From db44427c1ff3d941d8f13caa0b5c597433963f80 Mon Sep 17 00:00:00 2001
From: Jan Bader <c.github@jan.javil.eu>
Date: Sat, 4 Apr 2026 20:46:48 +0200
Subject: [PATCH] Ignore some ui prompts

---
 extractors/instagram_extractor.py | 45 +++++++++++++++++++++++++++----
 1 file changed, 40 insertions(+), 5 deletions(-)

diff --git a/extractors/instagram_extractor.py b/extractors/instagram_extractor.py
index 0ab7b55..776b4db 100644
--- a/extractors/instagram_extractor.py
+++ b/extractors/instagram_extractor.py
@@ -94,13 +94,39 @@ class InstagramExtractor:
             single_tokenish = [line for line in short_lines if len(line.split()) <= 2]
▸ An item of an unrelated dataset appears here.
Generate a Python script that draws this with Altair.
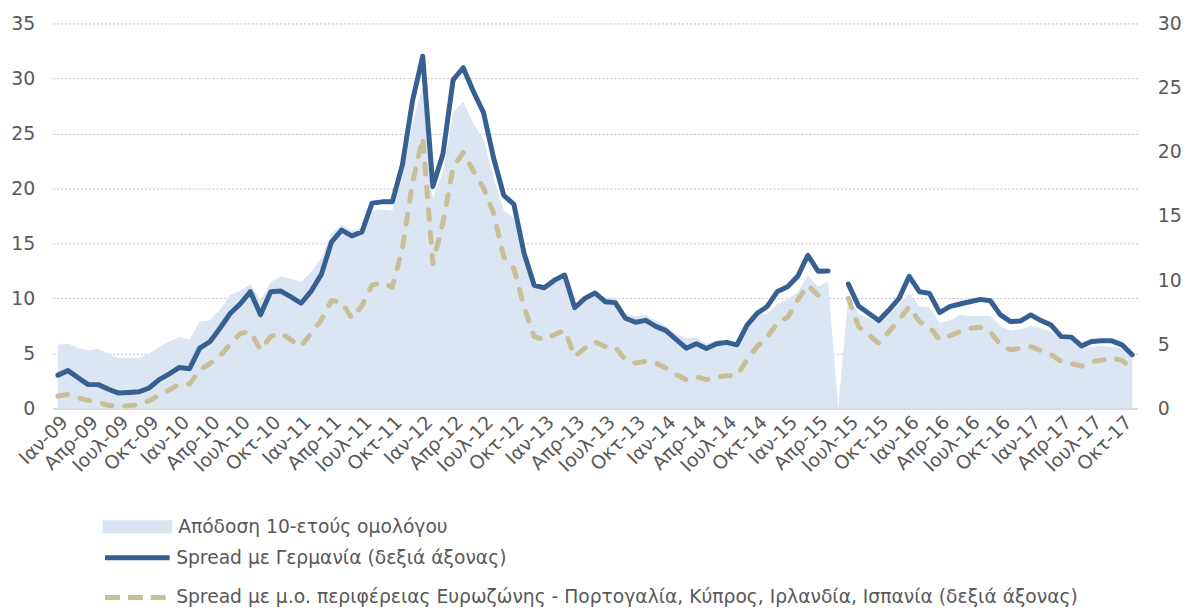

             return len(single_tokenish) / len(lines) > 0.7
 
+        def _looks_like_ui_prompt(text: str) -> bool:
+            lowered = text.lower()
+            blockers = [
+                "allow the use of cookies",
+                "use of cookies",
+                "cookies and similar technologies",
+                "meta products",
+                "safer experience",
+                "information we receive from cookies",
+                "accept all",
+                "only allow essential",
+                "log in",
+                "login",
+                "sign up",
+                "sign in",
+                "save your login info",
+                "turn on notifications",
+                "not now",
+            ]
+            return any(blocker in lowered for blocker in blockers)
+
         # Try to get caption/description
         try:
             # Look for caption text
             captions = page.query_selector_all('h1, h2, span')
             for caption in captions:
                 text = caption.inner_text().strip()
-                if len(text) > 20 and len(text) < 500 and not _looks_like_language_list(text):
+                if (
+                    len(text) > 20
+                    and len(text) < 500
+                    and not _looks_like_language_list(text)
+                    and not _looks_like_ui_prompt(text)
+                ):
                     if not data["description"]:
                         data["description"] = text
                     break
@@ -162,10 +188,19 @@ class InstagramExtractor:
         except Exception as e:
             print(f"⚠️  Could not extract page text: {e}")
 
-        # Generate key points from description
-        if data["description"]:
-            sentences = data["description"].split('.')[:3]
-            data["key_points"] = [s.strip() + '.' for s in sentences if len(s.strip()) > 20]
+        # Generate key points from description or content
+        base_text = ""
+        if data["description"] and not _looks_like_ui_prompt(data["description"]):
+            base_text = data["description"]
+        elif data["content"]:
+            base_text = data["content"]
+
+        if base_text:
+            sentences = re.split(r'(?<=[.!?])\s+', base_text.strip())
+            data["key_points"] = [
+                s.strip() for s in sentences
+                if 20 < len(s.strip()) < 200
+            ][:3]
 
         # Add URL-based tags
         parsed = urlparse(self.url)